The show featured opening band Painted Palms, a dreamy synth-pop collective that started the night amidst yellow, green and blue lights. Their psychedelic bass thumping tunes from their current release Canopy will get you lost in the woods on a breezy summer afternoon right by a water fall, even in a hot stuffy music venue in New York City.
The follow up to this scene was quite the opposite. It began with the entrance of of Montreal aficionado and Kevin’s brother David Barnes revving up the crowd in a suit. This was followed by some scantily clad ladies in flesh-tone unitards, and men baring capes and colors of the American flag. The set started with the tune “L’age D’or” off their latest E.P. thecontrollersphere. “For Our Elegant Caste” followed as Kevin sang the first line “We can do it softcore if you want/but you should know I take it both ways”. It’s actually Kevin’s alter ego “Georgie Fruit” who is the protagonist in the story, not Kevin himself, but that doesn’t stop the girls and guys from screaming their heads off.
The theatrics continued through out the night as they performed songs mostly from Skeletal Lamping, and “False Priest”, with an interlude of “My Bloody Valentine” performed by drummer Clayton Rychlik. You name it, it was on the stage, Painted Palms even joined in for a few songs and skits. Some of the stagecraft includes lucha-libre stylized mask and wrestling matches, a reenacted wedding, men in nude big breasted costumes, pig faces, booty shaking girls (and boys), balloons, streamers, and that’s not even everything!
Even with all antics on the stage, they performed an unyielding set without missing a beat.
Towards the end of the encore Kevin threw on a mask and pinned down some opponents which was followed by members of the band crowd surfing.
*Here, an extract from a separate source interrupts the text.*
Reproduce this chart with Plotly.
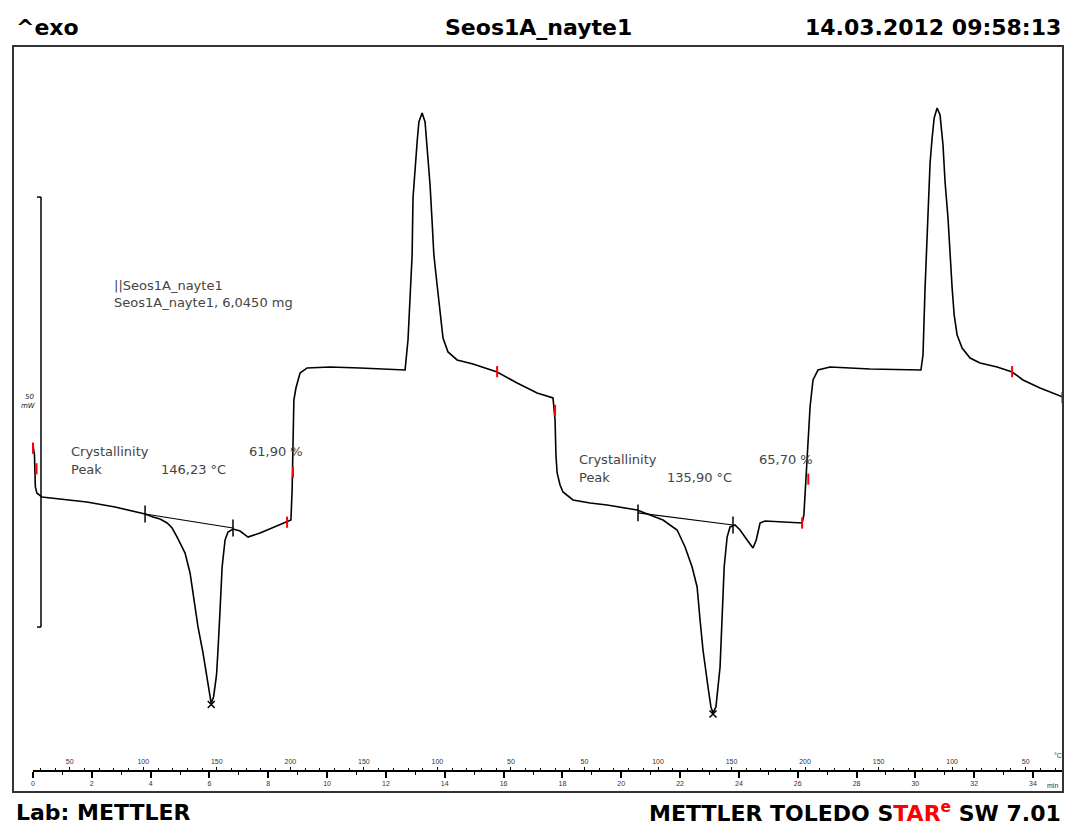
import plotly.graph_objects as go

# ---------------- data (time in min, heat flow in mW, exo up) ----------------
time_min = [0.00, 0.02, 0.05, 0.08, 0.13, 0.30, 0.92, 1.83, 2.79, 3.81,
            4.08, 4.32, 4.56, 4.73, 4.90, 5.03, 5.17, 5.34, 5.44, 5.61,
            5.78, 5.92, 6.02, 6.06, 6.14, 6.24, 6.29, 6.32, 6.36, 6.43,
            6.53, 6.63, 6.80, 7.04, 7.31, 7.72, 8.23, 8.64, 8.77, 8.81,
            8.82, 8.84, 8.87, 8.94, 8.98, 9.08, 9.32, 10.10, 11.12, 12.14,
            12.48, 12.65, 12.75, 12.82, 12.89, 12.92, 12.99, 13.06, 13.12, 13.23,
            13.33, 13.40, 13.50, 13.57, 13.63, 13.74, 13.84, 13.94, 14.11, 14.42,
            14.96, 15.78, 16.46, 17.14, 17.68, 17.75, 17.78, 17.82, 17.92, 18.02,
            18.36, 18.94, 19.52, 20.54, 20.98, 21.42, 21.90, 22.17, 22.41, 22.58,
            22.68, 22.78, 22.95, 23.05, 23.12, 23.22, 23.36, 23.43, 23.50, 23.60,
            23.70, 23.87, 24.04, 24.28, 24.48, 24.59, 24.72, 24.89, 25.84, 26.15,
            26.21, 26.25, 26.35, 26.42, 26.52, 26.69, 27.10, 28.46, 30.19, 30.26,
            30.33, 30.43, 30.50, 30.57, 30.64, 30.74, 30.84, 30.94, 31.01, 31.11,
            31.18, 31.25, 31.32, 31.42, 31.59, 31.86, 32.20, 32.78, 33.29, 33.66,
            34.24, 35.02]
heat_flow_mw = [13.37, 13.02, 12.21, 8.49, 7.79, 7.33, 7.09, 6.74, 6.16, 5.35,
                5.00, 4.77, 4.30, 3.72, 2.67, 1.74, 0.81, -1.51, -3.84, -7.79,
                -10.81, -13.60, -15.80, -16.70, -15.90, -13.37, -10.47, -7.50, -5.81, -0.81,
                2.33, 3.26, 3.60, 3.37, 2.67, 3.14, 3.84, 4.42, 4.65, 8.14,
                10.12, 13.60, 18.60, 20.00, 20.58, 21.74, 22.33, 22.44, 22.33, 22.21,
                22.09, 22.09, 25.58, 30.23, 35.47, 42.09, 45.70, 48.60, 50.93, 51.98,
                50.93, 47.91, 43.60, 39.30, 35.47, 31.98, 28.49, 25.81, 24.19, 23.26,
                22.79, 21.86, 20.58, 19.42, 18.84, 16.28, 12.21, 10.12, 8.72, 7.91,
                6.98, 6.63, 6.40, 5.81, 5.23, 4.65, 3.49, 1.51, -0.81, -3.14,
                -6.98, -10.47, -14.77, -17.09, -17.79, -17.09, -12.44, -5.81, -0.81, 2.67,
                3.84, 4.07, 3.49, 2.33, 1.40, 2.33, 4.30, 4.53, 4.42, 4.30,
                5.23, 7.79, 13.60, 17.79, 20.93, 22.09, 22.44, 22.21, 22.09, 23.84,
                31.63, 41.63, 46.16, 49.07, 51.40, 52.56, 51.74, 48.26, 43.95, 39.77,
                35.47, 31.63, 28.49, 26.16, 24.65, 23.49, 22.91, 22.44, 21.86, 20.93,
                20.00, 18.95]

# segment limit marks (red)
limit_t = [0.00, 0.12, 8.64, 8.84, 15.78, 17.75, 26.15, 26.36, 33.29, 35.00]
limit_hf = [13.0, 10.6, 4.4, 10.2, 21.9, 17.4, 4.3, 9.4, 21.9, 18.9]

# integration baselines and peaks
base1_t = [3.81, 6.80]
base1_hf = [5.35, 3.72]
peak1_t, peak1_hf = 6.06, -16.8
base2_t = [20.57, 23.80]
base2_hf = [5.47, 4.07]
peak2_t, peak2_hf = 23.12, -17.9

# axes ticks
time_ticks = list(range(0, 35, 2))
temp_tick_times = [1.25, 3.75, 6.25, 8.75, 11.25, 13.75, 16.25,
                   18.75, 21.25, 23.75, 26.25, 28.75, 31.25, 33.75]
temp_tick_labels = ['50', '100', '150', '200', '150', '100', '50',
                    '50', '100', '150', '200', '150', '100', '50']

# scale bar (mW)
scale_bottom = -7.8
scale_length = 50

# ---------------- figure ----------------
W, H = 1068, 828
ML, MR, MT, MB = 13, 5, 46, 36
PW, PH = W - ML - MR, H - MT - MB
Y_RANGE = [-26.98, 59.77]
X_RANGE = [0, 35.02]
X_DOMAIN = [20 / PW, 1]
AXIS_POS = (792 - 771) / PH


def px_x(px):
    return (px - ML) / PW


def px_y(py):
    return (H - MB - py) / PH


fig = go.Figure()

fig.add_trace(go.Scatter(x=time_min, y=heat_flow_mw, mode='lines',
                         line=dict(color='black', width=1.6),
                         hoverinfo='skip', showlegend=False))

for bt, bh in ((base1_t, base1_hf), (base2_t, base2_hf)):
    fig.add_trace(go.Scatter(x=bt, y=bh, mode='lines+markers',
                             line=dict(color='black', width=1.2),
                             marker=dict(symbol='line-ns', size=12,
                                         line=dict(color='black', width=1.5)),
                             hoverinfo='skip', showlegend=False))

fig.add_trace(go.Scatter(x=[peak1_t, peak2_t], y=[peak1_hf, peak2_hf], mode='markers',
                         marker=dict(symbol='x-thin', size=7,
                                     line=dict(color='black', width=1.5)),
                         hoverinfo='skip', showlegend=False))

fig.add_trace(go.Scatter(x=limit_t, y=limit_hf, mode='markers',
                         marker=dict(symbol='line-ns', size=8,
                                     line=dict(color='red', width=2)),
                         cliponaxis=False,
                         hoverinfo='skip', showlegend=False))

# invisible trace that activates the temperature axis
fig.add_trace(go.Scatter(x=temp_tick_times, y=[Y_RANGE[0] - 10] * len(temp_tick_times),
                         xaxis='x2', mode='markers', marker=dict(opacity=0),
                         showlegend=False, hoverinfo='skip'))

tickfont = dict(family='Liberation Sans, Arial, sans-serif', size=7, color='#333')

fig.update_layout(
    width=W, height=H,
    margin=dict(l=ML, r=MR, t=MT, b=MB),
    paper_bgcolor='white', plot_bgcolor='white',
    xaxis=dict(domain=X_DOMAIN, range=X_RANGE, anchor='free', position=AXIS_POS,
               showgrid=False, zeroline=False, showline=True, linecolor='black',
               linewidth=2, tickmode='array', tickvals=time_ticks,
               ticks='outside', ticklen=6, tickwidth=1.5, tickcolor='black',
               tickfont=tickfont,
               minor=dict(tick0=0, dtick=1, ticks='outside', ticklen=3,
                          tickwidth=1.2, tickcolor='black', showgrid=False)),
    xaxis2=dict(range=X_RANGE, overlaying='x', side='top', anchor='free',
                position=AXIS_POS, showgrid=False, zeroline=False, showline=False,
                tickmode='array', tickvals=temp_tick_times, ticktext=temp_tick_labels,
                ticks='outside', ticklen=4, tickwidth=1.2, tickcolor='black',
                tickfont=tickfont,
                minor=dict(tick0=0.25, dtick=0.5, ticks='outside', ticklen=3,
                           tickwidth=1.2, tickcolor='black', showgrid=False)),
    yaxis=dict(range=Y_RANGE, domain=[0, 1], visible=False, showgrid=False,
               zeroline=False),
)

# frame
fig.add_shape(type='rect', xref='paper', yref='paper', x0=0, x1=1, y0=0, y1=1,
              line=dict(color='#333', width=2), layer='above')

# scale bar
sb_x = px_x(41)
fig.add_shape(type='line', xref='paper', yref='y', x0=sb_x, x1=sb_x,
              y0=scale_bottom, y1=scale_bottom + scale_length,
              line=dict(color='black', width=1.5))
for yy in (scale_bottom, scale_bottom + scale_length):
    fig.add_shape(type='line', xref='paper', yref='y', x0=px_x(37), x1=sb_x,
                  y0=yy, y1=yy, line=dict(color='black', width=1.5))

txt_font = dict(family='DejaVu Sans, sans-serif', size=13, color='#444')
head_font = dict(family='DejaVu Sans, sans-serif', size=22, color='black')
foot_font = dict(family='DejaVu Sans, sans-serif', size=22, color='black')


def ann(text, px, py, font, xanchor='left'):
    fig.add_annotation(text=text, xref='paper', yref='paper', x=px_x(px), y=px_y(py),
                       xanchor=xanchor, yanchor='middle', showarrow=False, font=font)


# header
ann('<b>^exo</b>', 14, 27, head_font)
ann('<b>Seos1A_nayte1</b>', 538, 27, head_font, 'center')
ann('<b>14.03.2012 09:58:13</b>', 1063, 27, head_font, 'right')

# footer
ann('<b>Lab: METTLER</b>', 14, 812, foot_font)
ann('<b>METTLER TOLEDO S<span style="color:red">TAR</span>'
    '<span style="color:red"><sup>e</sup></span> SW 7.01</b>', 1063, 812, foot_font, 'right')

# curve info
ann('||Seos1A_nayte1', 112, 285, txt_font)
ann('Seos1A_nayte1, 6,0450 mg', 112, 302, txt_font)

ann('Crystallinity', 69, 452, txt_font)
ann('61,90 %', 247, 452, txt_font)
ann('Peak', 69, 469, txt_font)
ann('146,23 °C', 159, 469, txt_font)

ann('Crystallinity', 577, 460, txt_font)
ann('65,70 %', 757, 460, txt_font)
ann('Peak', 577, 477, txt_font)
ann('135,90 °C', 665, 477, txt_font)

small_font = dict(family='DejaVu Sans, sans-serif', size=7, color='#222')
ann('<i>50</i>', 29, 397, small_font, 'center')
ann('<i>mW</i>', 28, 406, small_font, 'center')

# axis unit labels
fig.add_annotation(text='°C', xref='x', yref='paper', x=34.85, y=px_y(755),
                   showarrow=False, font=tickfont, xanchor='center', yanchor='middle')
fig.add_annotation(text='min', xref='x', yref='paper', x=34.65, y=px_y(785),
                   showarrow=False, font=tickfont, xanchor='center', yanchor='middle')

fig.write_html('out.html')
Finally, at the end of the show, multi-instrumentalist K Ishibashi performed “America the Beautiful” solo on the violin while the audience sang only to have it turn into an official hoedown on the stage moments later. Though the photos capture a play by play of the show, it is nothing compared to the spectacle everyone witnessed. Wherever this journey continues to take of Montreal, I will be right there with them, and from the looks of it they are going to continue to flourish no matter where it is the freak train drops them off. Perhaps I should invest in a feathered boa and some glitter huh?